Abstract

The phase transformations of ceramic PbZr${}_{1\ensuremath{-}x}$Ti${}_{x}$O${}_{3}$ are studied at the composition $x=0.05$ close to the morphotropic phase boundary between antiferroelectric orthorhombic $Pbam$ and ferroelectric rhombohedral phases by elastic, dielectric, and x-ray diffraction measurements. Temperature scans at different rates show that the kinetics of the transition from $R3m$ to $Pbam$ is very sluggish, and is actually split into a slower polar component, appearing in the dielectric susceptibility and a nonpolar component, visible as a sharp stiffening of the Young's modulus. The latter is assigned to the establishment of the oxygen octahedral tilt pattern of the $Pbam$ phase, and occurs at once at a temperature that decreases with increasing cooling rate. On heating, the transition occurs at a temperature 65 K higher than on quasistatic cooling, so that both components occur with a faster rate almost together.

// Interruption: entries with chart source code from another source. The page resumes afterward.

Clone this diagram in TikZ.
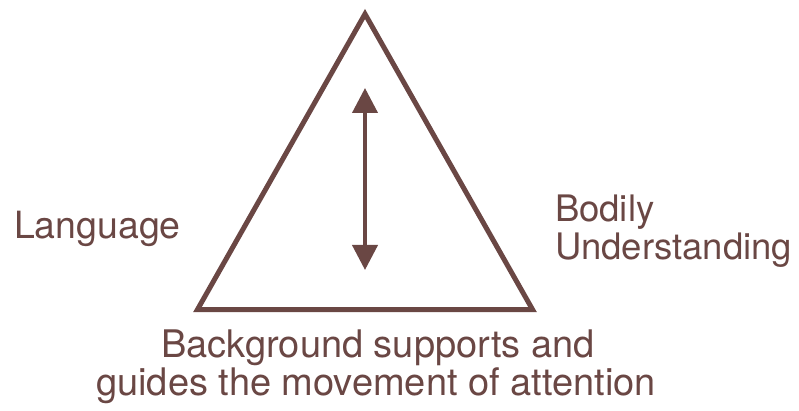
\documentclass[tikz,border=0pt]{standalone}
\usepackage{fontspec}
\setmainfont{TeX Gyre Heros}
\usetikzlibrary{arrows.meta}
\definecolor{brn}{HTML}{6A4744}
\tikzset{
  lbl/.style={text=brn, font=\fontsize{36.5}{38}\selectfont, inner sep=0pt, outer sep=0pt},
  lblbig/.style={lbl, font=\fontsize{38}{38}\selectfont},
  tri/.style={draw=brn, line width=5pt, miter limit=10, line join=miter},
  dblarrow/.style={draw=brn, line width=4pt, {Triangle[length=25pt,width=25pt]}-{Triangle[length=25pt,width=25pt]}}
}
\begin{document}
\begin{tikzpicture}[x=1pt,y=-1pt]
\useasboundingbox (0,0) rectangle (799,411);
\coordinate (top) at (365,14);
\coordinate (bl) at (197.5,309.5);
\coordinate (br) at (532.5,309.5);
\draw[tri] (top) -- (bl) -- (br) -- cycle;
\coordinate (up) at (365,88);
\coordinate (down) at (365,270);
\draw[dblarrow] (up) -- (down);
\node[lbl, font=\fontsize{37.5}{38}\selectfont, anchor=base west] (lang) at (14,239) {Language};
\node[lbl, anchor=base west] (bod) at (555,222) {Bodily};
\node[lbl, anchor=base west] (und) at (555,260) {Understanding};
\node[lblbig, anchor=base] (bg1) at (378,357) {Background supports and};
\node[lblbig, anchor=base] (bg2) at (376,395) {guides the movement of attention};
\end{tikzpicture}
\end{document}
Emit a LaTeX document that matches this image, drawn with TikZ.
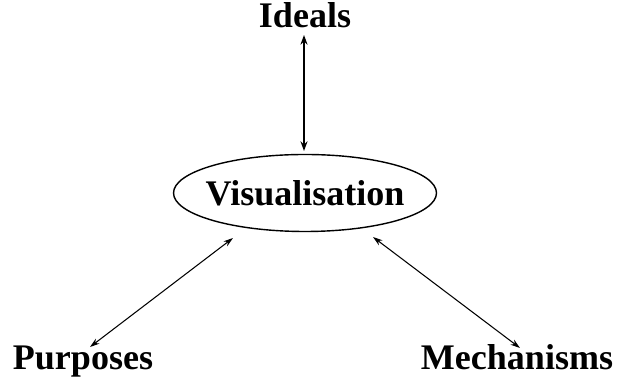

The Young's modulus presents a variety of apparently different types of anomalies, depending on temperature rate and history, which, however, can be well reproduced in terms of steplike anomalies corresponding to the two components of the $Pbam\ensuremath{\leftrightarrow}R3m$ transition and the tilt $R3c\ensuremath{\leftrightarrow}R3m$ transition in the region of coexistence of the FE and AFE phases.